What the task asks: Give the material once more, word for word, without any images.

Provided material:
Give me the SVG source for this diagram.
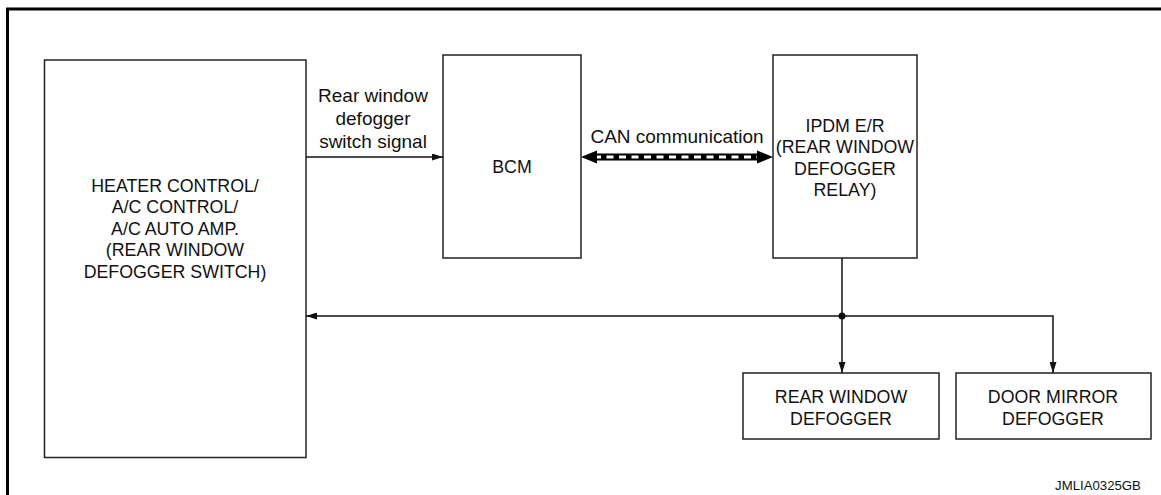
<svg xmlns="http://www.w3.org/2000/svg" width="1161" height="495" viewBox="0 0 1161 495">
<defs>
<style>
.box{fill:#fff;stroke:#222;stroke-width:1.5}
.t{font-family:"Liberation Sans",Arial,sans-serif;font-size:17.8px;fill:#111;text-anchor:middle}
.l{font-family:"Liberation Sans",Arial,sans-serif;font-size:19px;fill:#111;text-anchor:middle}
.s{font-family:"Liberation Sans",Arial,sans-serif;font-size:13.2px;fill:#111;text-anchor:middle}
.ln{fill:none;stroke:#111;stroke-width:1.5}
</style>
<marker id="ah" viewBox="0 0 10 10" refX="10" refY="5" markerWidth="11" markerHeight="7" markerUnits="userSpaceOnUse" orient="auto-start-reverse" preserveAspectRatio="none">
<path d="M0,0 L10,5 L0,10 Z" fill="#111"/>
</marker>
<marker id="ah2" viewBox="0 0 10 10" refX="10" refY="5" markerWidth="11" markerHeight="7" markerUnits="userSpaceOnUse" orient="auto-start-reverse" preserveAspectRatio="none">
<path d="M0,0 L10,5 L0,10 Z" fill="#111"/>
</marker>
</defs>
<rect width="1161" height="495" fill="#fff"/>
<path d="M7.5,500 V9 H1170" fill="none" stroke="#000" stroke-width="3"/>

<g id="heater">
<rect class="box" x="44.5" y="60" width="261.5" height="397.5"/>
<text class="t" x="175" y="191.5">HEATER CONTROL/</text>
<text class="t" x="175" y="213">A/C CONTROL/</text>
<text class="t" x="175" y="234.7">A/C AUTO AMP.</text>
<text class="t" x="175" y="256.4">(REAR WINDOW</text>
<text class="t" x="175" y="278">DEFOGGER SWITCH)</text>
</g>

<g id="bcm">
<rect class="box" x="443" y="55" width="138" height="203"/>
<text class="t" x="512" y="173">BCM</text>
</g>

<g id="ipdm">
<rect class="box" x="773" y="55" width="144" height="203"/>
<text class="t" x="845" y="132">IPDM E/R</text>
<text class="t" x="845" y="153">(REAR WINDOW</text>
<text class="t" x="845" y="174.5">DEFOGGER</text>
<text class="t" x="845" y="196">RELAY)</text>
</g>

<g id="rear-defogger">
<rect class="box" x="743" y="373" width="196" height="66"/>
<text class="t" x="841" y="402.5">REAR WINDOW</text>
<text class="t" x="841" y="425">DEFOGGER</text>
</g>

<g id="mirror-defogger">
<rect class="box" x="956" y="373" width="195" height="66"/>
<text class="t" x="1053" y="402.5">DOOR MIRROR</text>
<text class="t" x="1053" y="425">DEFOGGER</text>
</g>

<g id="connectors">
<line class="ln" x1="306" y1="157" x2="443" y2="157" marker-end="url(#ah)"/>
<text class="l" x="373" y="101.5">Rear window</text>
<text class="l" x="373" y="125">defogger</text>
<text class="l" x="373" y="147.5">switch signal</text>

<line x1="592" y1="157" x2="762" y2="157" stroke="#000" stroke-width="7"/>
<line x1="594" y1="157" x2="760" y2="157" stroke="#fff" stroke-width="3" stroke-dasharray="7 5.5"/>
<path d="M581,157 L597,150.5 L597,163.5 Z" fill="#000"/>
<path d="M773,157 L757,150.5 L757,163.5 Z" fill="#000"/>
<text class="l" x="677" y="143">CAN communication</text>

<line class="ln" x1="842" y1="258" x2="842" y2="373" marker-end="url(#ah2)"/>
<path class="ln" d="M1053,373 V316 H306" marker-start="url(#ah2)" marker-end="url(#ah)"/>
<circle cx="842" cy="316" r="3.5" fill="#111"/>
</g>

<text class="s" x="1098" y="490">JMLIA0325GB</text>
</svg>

Output:
Give me the SVG source for this diagram.
<svg xmlns="http://www.w3.org/2000/svg" width="1161" height="495" viewBox="0 0 1161 495">
<defs>
<style>
.box{fill:#fff;stroke:#222;stroke-width:1.5}
.t{font-family:"Liberation Sans",Arial,sans-serif;font-size:17.8px;fill:#111;text-anchor:middle}
.l{font-family:"Liberation Sans",Arial,sans-serif;font-size:19px;fill:#111;text-anchor:middle}
.s{font-family:"Liberation Sans",Arial,sans-serif;font-size:13.2px;fill:#111;text-anchor:middle}
.ln{fill:none;stroke:#111;stroke-width:1.5}
</style>
<marker id="ah" viewBox="0 0 10 10" refX="10" refY="5" markerWidth="11" markerHeight="7" markerUnits="userSpaceOnUse" orient="auto-start-reverse" preserveAspectRatio="none">
<path d="M0,0 L10,5 L0,10 Z" fill="#111"/>
</marker>
<marker id="ah2" viewBox="0 0 10 10" refX="10" refY="5" markerWidth="11" markerHeight="7" markerUnits="userSpaceOnUse" orient="auto-start-reverse" preserveAspectRatio="none">
<path d="M0,0 L10,5 L0,10 Z" fill="#111"/>
</marker>
</defs>
<rect width="1161" height="495" fill="#fff"/>
<path d="M7.5,500 V9 H1170" fill="none" stroke="#000" stroke-width="3"/>

<g id="heater">
<rect class="box" x="44.5" y="60" width="261.5" height="397.5"/>
<text class="t" x="175" y="191.5">HEATER CONTROL/</text>
<text class="t" x="175" y="213">A/C CONTROL/</text>
<text class="t" x="175" y="234.7">A/C AUTO AMP.</text>
<text class="t" x="175" y="256.4">(REAR WINDOW</text>
<text class="t" x="175" y="278">DEFOGGER SWITCH)</text>
</g>

<g id="bcm">
<rect class="box" x="443" y="55" width="138" height="203"/>
<text class="t" x="512" y="173">BCM</text>
</g>

<g id="ipdm">
<rect class="box" x="773" y="55" width="144" height="203"/>
<text class="t" x="845" y="132">IPDM E/R</text>
<text class="t" x="845" y="153">(REAR WINDOW</text>
<text class="t" x="845" y="174.5">DEFOGGER</text>
<text class="t" x="845" y="196">RELAY)</text>
</g>

<g id="rear-defogger">
<rect class="box" x="743" y="373" width="196" height="66"/>
<text class="t" x="841" y="402.5">REAR WINDOW</text>
<text class="t" x="841" y="425">DEFOGGER</text>
</g>

<g id="mirror-defogger">
<rect class="box" x="956" y="373" width="195" height="66"/>
<text class="t" x="1053" y="402.5">DOOR MIRROR</text>
<text class="t" x="1053" y="425">DEFOGGER</text>
</g>

<g id="connectors">
<line class="ln" x1="306" y1="157" x2="443" y2="157" marker-end="url(#ah)"/>
<text class="l" x="373" y="101.5">Rear window</text>
<text class="l" x="373" y="125">defogger</text>
<text class="l" x="373" y="147.5">switch signal</text>

<line x1="592" y1="157" x2="762" y2="157" stroke="#000" stroke-width="7"/>
<line x1="594" y1="157" x2="760" y2="157" stroke="#fff" stroke-width="3" stroke-dasharray="7 5.5"/>
<path d="M581,157 L597,150.5 L597,163.5 Z" fill="#000"/>
<path d="M773,157 L757,150.5 L757,163.5 Z" fill="#000"/>
<text class="l" x="677" y="143">CAN communication</text>

<line class="ln" x1="842" y1="258" x2="842" y2="373" marker-end="url(#ah2)"/>
<path class="ln" d="M1053,373 V316 H306" marker-start="url(#ah2)" marker-end="url(#ah)"/>
<circle cx="842" cy="316" r="3.5" fill="#111"/>
</g>

<text class="s" x="1098" y="490">JMLIA0325GB</text>
</svg>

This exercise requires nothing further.